What to do: Starting at the first line of the listing below, repeat each line exactly until the line containing "const discreteErr = [0.017, 0.017, 0.021, 0.047, 0.007];", which you include. Leave out pictures.

┄┄┄┄┄┄┄┄┄┄

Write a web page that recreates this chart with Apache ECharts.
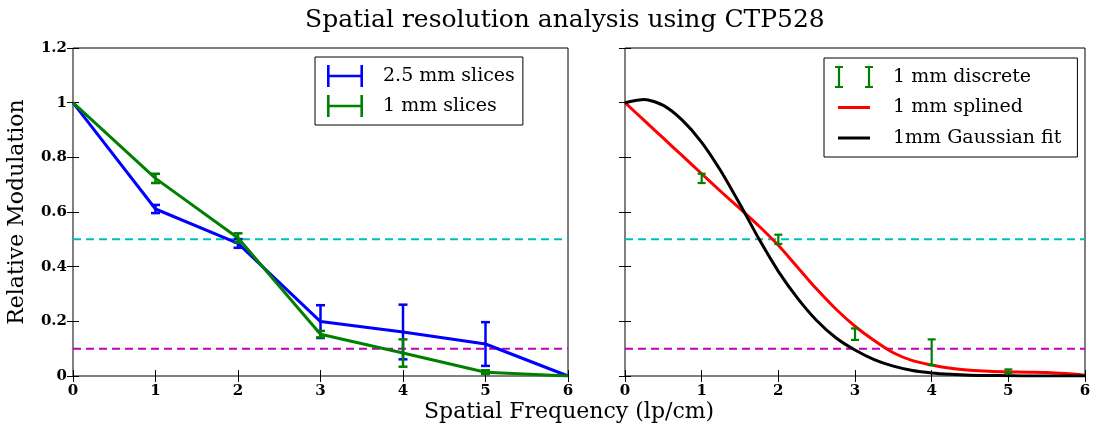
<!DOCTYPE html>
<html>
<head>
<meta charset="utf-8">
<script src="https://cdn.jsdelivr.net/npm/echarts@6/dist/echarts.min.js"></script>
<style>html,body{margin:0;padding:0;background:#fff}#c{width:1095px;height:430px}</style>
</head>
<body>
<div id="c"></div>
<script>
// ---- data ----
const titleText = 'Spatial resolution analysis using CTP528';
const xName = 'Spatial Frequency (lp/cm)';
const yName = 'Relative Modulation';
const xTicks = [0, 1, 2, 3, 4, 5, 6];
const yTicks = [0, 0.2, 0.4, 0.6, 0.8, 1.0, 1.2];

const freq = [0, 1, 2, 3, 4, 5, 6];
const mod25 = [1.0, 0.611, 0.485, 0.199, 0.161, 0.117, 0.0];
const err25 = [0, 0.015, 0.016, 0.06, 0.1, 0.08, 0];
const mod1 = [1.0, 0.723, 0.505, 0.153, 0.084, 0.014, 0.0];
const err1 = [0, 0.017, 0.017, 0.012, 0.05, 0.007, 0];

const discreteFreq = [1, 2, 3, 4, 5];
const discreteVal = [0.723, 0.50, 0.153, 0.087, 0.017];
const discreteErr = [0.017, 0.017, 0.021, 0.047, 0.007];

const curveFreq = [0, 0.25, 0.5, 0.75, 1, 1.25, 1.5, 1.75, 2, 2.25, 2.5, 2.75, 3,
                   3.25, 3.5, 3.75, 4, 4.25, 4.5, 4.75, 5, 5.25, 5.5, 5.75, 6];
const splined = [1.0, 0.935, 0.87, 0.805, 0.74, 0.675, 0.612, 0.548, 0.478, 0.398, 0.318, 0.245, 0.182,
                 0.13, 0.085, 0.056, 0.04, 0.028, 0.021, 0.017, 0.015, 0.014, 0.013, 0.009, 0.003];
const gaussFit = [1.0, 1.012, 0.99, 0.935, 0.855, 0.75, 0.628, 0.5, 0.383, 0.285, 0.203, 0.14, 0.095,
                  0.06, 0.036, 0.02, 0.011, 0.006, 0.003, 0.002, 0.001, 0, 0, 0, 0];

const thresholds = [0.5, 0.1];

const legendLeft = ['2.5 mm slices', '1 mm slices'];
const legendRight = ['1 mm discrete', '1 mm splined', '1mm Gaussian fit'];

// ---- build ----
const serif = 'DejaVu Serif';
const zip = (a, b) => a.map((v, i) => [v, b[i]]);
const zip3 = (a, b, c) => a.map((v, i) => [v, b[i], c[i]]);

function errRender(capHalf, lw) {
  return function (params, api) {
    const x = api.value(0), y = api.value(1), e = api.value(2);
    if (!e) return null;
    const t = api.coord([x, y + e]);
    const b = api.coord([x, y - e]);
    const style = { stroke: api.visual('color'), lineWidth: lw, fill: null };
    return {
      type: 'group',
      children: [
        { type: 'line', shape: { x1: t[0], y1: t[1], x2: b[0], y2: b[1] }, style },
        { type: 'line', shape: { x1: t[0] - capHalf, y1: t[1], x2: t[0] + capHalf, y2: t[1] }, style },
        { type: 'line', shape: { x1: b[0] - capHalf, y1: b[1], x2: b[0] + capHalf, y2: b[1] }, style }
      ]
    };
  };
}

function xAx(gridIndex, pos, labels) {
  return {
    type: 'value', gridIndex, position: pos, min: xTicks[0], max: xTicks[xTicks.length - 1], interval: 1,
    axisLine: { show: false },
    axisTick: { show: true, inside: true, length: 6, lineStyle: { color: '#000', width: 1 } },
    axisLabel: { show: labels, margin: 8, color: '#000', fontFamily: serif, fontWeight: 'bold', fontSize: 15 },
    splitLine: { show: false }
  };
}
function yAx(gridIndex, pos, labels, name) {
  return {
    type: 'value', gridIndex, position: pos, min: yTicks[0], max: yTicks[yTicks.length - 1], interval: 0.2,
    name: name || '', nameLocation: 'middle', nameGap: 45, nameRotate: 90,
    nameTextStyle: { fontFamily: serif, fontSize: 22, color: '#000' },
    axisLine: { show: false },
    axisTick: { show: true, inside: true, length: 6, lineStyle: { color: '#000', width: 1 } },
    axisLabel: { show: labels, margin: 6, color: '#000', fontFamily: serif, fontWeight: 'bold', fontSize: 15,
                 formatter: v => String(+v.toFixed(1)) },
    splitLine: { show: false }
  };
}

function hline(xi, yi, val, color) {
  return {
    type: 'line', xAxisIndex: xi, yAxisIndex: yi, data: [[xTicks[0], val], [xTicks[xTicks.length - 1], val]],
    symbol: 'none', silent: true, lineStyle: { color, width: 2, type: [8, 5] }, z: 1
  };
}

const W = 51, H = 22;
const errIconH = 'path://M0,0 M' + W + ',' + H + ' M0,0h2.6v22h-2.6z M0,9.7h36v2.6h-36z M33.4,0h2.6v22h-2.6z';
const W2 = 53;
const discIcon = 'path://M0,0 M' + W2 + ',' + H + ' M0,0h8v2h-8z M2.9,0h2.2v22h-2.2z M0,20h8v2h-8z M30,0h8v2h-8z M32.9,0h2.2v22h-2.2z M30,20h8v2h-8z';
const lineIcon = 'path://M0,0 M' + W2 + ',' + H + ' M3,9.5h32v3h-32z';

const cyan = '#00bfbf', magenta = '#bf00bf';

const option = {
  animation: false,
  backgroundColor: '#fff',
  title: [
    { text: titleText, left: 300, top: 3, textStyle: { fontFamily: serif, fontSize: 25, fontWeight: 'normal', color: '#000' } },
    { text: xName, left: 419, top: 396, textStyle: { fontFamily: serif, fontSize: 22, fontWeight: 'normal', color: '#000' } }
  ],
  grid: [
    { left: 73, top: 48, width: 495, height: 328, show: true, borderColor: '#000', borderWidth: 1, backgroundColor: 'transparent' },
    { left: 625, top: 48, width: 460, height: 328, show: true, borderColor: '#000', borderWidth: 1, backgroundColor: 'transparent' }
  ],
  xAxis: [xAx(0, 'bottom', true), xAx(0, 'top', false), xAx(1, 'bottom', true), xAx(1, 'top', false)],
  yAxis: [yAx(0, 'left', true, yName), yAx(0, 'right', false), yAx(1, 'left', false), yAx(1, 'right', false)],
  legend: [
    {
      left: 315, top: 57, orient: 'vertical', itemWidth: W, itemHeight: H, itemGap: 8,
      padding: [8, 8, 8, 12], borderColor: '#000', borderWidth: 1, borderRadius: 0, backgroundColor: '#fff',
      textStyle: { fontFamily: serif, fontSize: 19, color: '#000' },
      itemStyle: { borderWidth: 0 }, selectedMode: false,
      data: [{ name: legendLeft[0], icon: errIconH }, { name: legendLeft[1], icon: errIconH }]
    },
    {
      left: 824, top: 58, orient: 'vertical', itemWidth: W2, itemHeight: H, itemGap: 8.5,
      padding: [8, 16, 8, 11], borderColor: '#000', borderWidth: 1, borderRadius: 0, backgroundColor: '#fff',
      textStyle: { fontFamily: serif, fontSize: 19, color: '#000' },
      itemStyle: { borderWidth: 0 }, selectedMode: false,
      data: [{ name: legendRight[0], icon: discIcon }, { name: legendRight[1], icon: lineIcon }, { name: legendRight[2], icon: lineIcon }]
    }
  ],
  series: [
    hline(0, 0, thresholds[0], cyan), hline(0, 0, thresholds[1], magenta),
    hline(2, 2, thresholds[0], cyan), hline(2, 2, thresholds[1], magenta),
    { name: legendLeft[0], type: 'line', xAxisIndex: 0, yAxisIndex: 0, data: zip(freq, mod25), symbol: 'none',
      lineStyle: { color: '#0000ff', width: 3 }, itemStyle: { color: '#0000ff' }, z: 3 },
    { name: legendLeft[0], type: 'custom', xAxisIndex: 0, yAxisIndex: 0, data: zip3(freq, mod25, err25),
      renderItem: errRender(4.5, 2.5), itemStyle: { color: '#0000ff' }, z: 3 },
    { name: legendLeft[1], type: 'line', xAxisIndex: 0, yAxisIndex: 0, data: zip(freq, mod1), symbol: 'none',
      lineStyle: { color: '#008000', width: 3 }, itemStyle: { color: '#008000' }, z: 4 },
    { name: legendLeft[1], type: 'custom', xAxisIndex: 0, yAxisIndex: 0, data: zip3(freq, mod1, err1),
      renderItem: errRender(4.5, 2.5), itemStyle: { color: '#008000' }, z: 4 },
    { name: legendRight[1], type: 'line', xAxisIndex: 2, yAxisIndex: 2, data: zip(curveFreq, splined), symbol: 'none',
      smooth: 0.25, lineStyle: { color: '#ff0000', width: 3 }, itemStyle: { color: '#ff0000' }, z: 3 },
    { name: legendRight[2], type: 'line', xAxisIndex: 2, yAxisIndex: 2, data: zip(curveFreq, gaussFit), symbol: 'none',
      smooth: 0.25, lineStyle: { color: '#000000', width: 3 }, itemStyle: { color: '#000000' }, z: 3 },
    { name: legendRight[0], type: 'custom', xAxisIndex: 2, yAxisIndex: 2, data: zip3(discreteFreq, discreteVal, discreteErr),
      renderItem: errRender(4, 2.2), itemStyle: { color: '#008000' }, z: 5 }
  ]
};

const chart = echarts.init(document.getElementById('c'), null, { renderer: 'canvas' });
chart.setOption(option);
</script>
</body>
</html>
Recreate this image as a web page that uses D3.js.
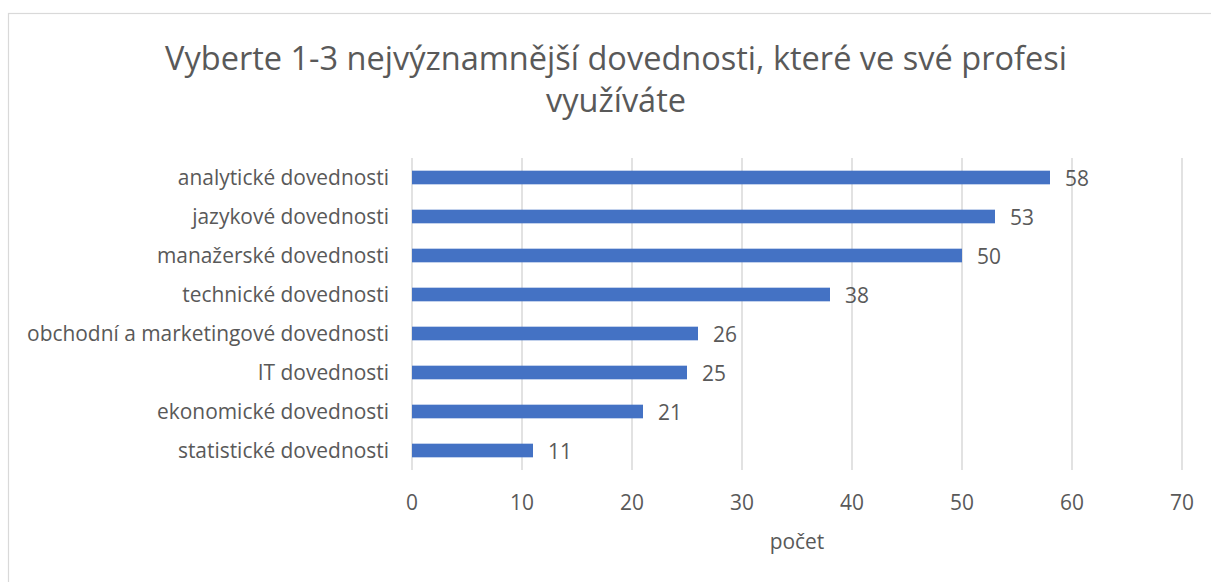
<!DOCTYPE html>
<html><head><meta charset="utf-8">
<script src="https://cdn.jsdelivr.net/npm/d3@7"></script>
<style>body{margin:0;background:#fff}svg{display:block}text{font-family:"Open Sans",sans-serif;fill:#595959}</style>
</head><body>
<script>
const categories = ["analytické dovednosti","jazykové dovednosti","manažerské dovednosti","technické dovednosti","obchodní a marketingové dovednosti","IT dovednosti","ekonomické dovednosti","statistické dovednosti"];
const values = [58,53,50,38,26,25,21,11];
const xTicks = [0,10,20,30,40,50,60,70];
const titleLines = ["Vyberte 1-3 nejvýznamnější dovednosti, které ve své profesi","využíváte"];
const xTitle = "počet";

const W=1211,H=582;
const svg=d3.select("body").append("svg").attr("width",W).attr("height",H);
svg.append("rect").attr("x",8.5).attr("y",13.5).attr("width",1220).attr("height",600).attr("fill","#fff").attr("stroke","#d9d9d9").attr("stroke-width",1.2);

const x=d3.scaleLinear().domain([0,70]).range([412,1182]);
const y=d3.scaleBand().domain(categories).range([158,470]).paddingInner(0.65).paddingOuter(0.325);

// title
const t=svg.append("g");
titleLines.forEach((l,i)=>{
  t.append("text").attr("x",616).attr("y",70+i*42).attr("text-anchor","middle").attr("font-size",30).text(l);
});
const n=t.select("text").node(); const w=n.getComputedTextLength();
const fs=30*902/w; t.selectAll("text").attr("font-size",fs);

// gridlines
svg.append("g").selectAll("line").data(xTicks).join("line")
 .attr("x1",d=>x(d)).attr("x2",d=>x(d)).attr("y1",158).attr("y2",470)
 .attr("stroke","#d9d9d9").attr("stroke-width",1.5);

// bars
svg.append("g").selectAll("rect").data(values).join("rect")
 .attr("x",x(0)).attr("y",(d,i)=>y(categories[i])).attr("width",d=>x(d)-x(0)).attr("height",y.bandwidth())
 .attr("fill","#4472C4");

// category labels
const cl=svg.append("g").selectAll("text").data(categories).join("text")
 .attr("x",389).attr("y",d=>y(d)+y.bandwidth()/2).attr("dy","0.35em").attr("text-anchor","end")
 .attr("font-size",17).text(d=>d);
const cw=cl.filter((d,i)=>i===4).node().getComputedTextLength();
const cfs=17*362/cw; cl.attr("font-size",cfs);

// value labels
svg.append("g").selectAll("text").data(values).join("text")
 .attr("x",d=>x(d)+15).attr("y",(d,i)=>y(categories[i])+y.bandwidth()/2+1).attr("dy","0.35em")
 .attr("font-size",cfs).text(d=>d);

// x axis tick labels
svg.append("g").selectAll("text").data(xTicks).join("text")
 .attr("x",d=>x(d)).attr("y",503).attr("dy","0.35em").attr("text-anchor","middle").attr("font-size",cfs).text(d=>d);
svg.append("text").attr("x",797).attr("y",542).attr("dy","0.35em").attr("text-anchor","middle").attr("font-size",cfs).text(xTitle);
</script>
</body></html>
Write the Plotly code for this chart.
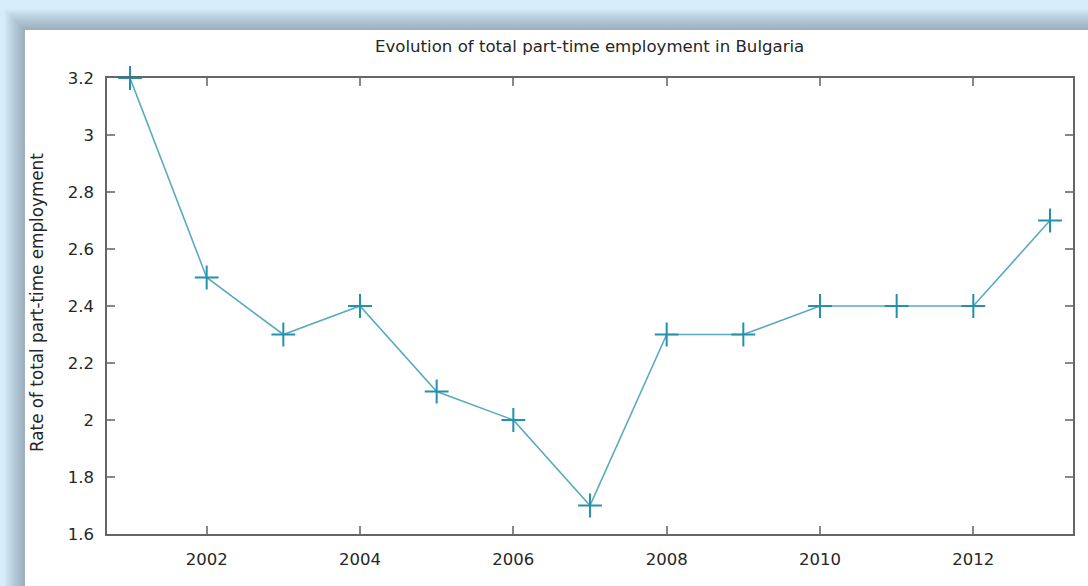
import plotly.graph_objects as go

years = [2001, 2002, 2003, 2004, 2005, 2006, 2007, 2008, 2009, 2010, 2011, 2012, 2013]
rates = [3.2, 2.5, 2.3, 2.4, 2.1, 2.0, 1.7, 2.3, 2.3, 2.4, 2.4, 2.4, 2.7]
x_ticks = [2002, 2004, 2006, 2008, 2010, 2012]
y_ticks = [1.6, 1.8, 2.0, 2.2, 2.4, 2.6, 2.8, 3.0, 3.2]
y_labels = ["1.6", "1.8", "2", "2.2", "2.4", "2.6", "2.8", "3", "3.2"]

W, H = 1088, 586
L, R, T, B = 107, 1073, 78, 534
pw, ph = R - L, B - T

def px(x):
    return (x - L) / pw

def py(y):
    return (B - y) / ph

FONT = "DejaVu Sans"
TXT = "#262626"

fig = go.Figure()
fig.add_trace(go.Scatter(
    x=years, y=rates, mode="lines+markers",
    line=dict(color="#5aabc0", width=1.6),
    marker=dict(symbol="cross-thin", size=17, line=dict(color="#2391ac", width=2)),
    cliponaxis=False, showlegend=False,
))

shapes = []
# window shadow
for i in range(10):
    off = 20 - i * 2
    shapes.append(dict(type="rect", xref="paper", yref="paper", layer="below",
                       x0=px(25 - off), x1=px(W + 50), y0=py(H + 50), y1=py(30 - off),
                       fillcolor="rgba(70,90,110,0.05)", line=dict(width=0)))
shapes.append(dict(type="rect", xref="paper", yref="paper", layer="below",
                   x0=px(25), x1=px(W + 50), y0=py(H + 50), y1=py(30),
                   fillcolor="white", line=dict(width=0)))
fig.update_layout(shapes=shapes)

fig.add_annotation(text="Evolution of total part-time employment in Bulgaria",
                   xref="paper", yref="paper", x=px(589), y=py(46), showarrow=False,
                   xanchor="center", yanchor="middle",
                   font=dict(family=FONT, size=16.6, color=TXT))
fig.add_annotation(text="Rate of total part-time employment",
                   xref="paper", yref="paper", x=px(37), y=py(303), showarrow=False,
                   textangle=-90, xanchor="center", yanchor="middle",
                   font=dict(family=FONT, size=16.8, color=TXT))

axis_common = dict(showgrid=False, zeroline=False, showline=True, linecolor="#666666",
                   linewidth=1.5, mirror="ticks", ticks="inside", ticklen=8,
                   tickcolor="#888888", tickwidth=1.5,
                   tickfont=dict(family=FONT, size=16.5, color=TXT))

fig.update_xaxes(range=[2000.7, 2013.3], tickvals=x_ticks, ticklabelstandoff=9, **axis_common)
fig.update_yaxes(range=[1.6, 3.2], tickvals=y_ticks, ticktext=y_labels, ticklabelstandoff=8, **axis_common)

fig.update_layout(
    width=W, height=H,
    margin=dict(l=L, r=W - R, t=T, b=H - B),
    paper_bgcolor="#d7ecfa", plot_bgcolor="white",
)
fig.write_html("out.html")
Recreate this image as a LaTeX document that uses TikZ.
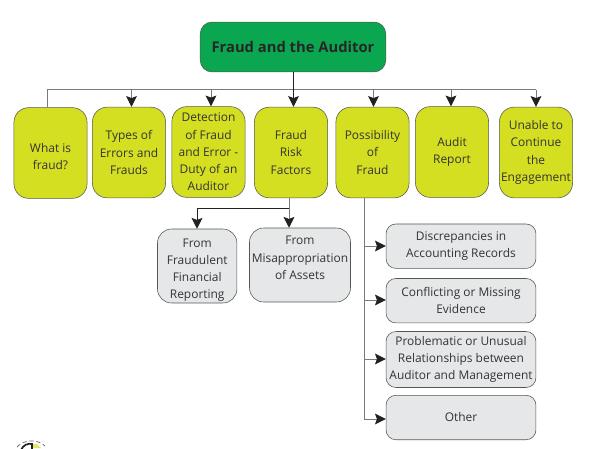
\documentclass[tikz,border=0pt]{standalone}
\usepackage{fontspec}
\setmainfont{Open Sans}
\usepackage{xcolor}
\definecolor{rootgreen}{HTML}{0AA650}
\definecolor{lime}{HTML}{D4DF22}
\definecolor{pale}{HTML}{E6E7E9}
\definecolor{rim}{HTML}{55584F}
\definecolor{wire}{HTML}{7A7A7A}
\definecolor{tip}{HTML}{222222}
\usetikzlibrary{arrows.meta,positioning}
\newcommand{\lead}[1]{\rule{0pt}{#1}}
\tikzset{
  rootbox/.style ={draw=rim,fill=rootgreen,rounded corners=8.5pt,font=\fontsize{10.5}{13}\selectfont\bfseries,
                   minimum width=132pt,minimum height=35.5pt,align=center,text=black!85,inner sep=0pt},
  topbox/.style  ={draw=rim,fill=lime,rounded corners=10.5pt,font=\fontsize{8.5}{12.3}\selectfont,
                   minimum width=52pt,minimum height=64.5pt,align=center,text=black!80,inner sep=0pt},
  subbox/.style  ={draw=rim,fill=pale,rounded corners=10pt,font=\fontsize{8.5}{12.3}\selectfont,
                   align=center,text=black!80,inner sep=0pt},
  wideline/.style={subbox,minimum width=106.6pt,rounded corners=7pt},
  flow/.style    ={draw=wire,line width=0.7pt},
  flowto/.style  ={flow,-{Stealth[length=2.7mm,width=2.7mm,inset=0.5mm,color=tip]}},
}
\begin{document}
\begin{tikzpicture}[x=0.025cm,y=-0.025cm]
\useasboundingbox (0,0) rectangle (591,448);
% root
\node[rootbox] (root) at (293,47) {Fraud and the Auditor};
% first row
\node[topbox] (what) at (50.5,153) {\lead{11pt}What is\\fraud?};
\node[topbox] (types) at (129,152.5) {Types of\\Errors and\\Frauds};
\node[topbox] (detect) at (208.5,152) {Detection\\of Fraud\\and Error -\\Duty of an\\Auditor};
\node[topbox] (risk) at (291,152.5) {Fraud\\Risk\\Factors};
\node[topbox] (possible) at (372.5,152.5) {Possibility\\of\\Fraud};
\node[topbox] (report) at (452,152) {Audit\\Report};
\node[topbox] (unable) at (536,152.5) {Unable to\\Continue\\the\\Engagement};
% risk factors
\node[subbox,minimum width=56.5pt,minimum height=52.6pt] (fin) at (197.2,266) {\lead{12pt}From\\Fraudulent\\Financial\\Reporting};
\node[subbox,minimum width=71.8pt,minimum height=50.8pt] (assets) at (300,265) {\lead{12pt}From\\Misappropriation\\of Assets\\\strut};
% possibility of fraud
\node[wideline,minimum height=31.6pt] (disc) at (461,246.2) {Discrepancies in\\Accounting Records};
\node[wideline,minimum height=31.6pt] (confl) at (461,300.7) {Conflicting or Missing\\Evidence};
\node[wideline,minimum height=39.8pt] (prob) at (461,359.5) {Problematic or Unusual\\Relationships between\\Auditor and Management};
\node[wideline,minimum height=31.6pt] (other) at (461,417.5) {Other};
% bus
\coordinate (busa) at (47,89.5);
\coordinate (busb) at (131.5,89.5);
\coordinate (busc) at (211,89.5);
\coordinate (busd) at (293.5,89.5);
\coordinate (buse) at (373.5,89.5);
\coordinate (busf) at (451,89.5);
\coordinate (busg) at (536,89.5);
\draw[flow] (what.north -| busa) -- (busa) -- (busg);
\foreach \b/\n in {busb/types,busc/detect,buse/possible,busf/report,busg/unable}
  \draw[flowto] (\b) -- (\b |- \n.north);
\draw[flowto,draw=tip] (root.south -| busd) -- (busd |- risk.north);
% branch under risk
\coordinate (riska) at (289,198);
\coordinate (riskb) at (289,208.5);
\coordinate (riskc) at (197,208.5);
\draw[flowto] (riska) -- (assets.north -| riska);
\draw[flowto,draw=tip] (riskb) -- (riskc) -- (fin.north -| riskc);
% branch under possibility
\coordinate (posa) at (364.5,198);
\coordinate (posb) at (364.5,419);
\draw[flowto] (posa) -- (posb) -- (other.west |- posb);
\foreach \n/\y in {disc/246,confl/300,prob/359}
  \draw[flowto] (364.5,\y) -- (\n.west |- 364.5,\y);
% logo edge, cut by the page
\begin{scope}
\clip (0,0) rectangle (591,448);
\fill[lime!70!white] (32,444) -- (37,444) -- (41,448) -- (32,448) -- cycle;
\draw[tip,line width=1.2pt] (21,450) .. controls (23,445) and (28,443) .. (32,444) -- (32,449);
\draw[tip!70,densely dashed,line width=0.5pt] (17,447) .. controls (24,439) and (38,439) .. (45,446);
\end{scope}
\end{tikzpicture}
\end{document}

┄┄┄┄┄┄┄┄┄┄

Response to this task:
Write a web page that recreates this chart with Apache ECharts.
<!DOCTYPE html>
<html>
<head>
<meta charset="utf-8">
<script src="https://cdn.jsdelivr.net/npm/echarts@6/dist/echarts.min.js"></script>
<style>html,body{margin:0;padding:0;background:#fff}#c{width:1095px;height:430px}</style>
</head>
<body>
<div id="c"></div>
<script>
// ---- data ----
const titleText = 'Spatial resolution analysis using CTP528';
const xName = 'Spatial Frequency (lp/cm)';
const yName = 'Relative Modulation';
const xTicks = [0, 1, 2, 3, 4, 5, 6];
const yTicks = [0, 0.2, 0.4, 0.6, 0.8, 1.0, 1.2];

const freq = [0, 1, 2, 3, 4, 5, 6];
const mod25 = [1.0, 0.611, 0.485, 0.199, 0.161, 0.117, 0.0];
const err25 = [0, 0.015, 0.016, 0.06, 0.1, 0.08, 0];
const mod1 = [1.0, 0.723, 0.505, 0.153, 0.084, 0.014, 0.0];
const err1 = [0, 0.017, 0.017, 0.012, 0.05, 0.007, 0];

const discreteFreq = [1, 2, 3, 4, 5];
const discreteVal = [0.723, 0.50, 0.153, 0.087, 0.017];
const discreteErr = [0.017, 0.017, 0.021, 0.047, 0.007];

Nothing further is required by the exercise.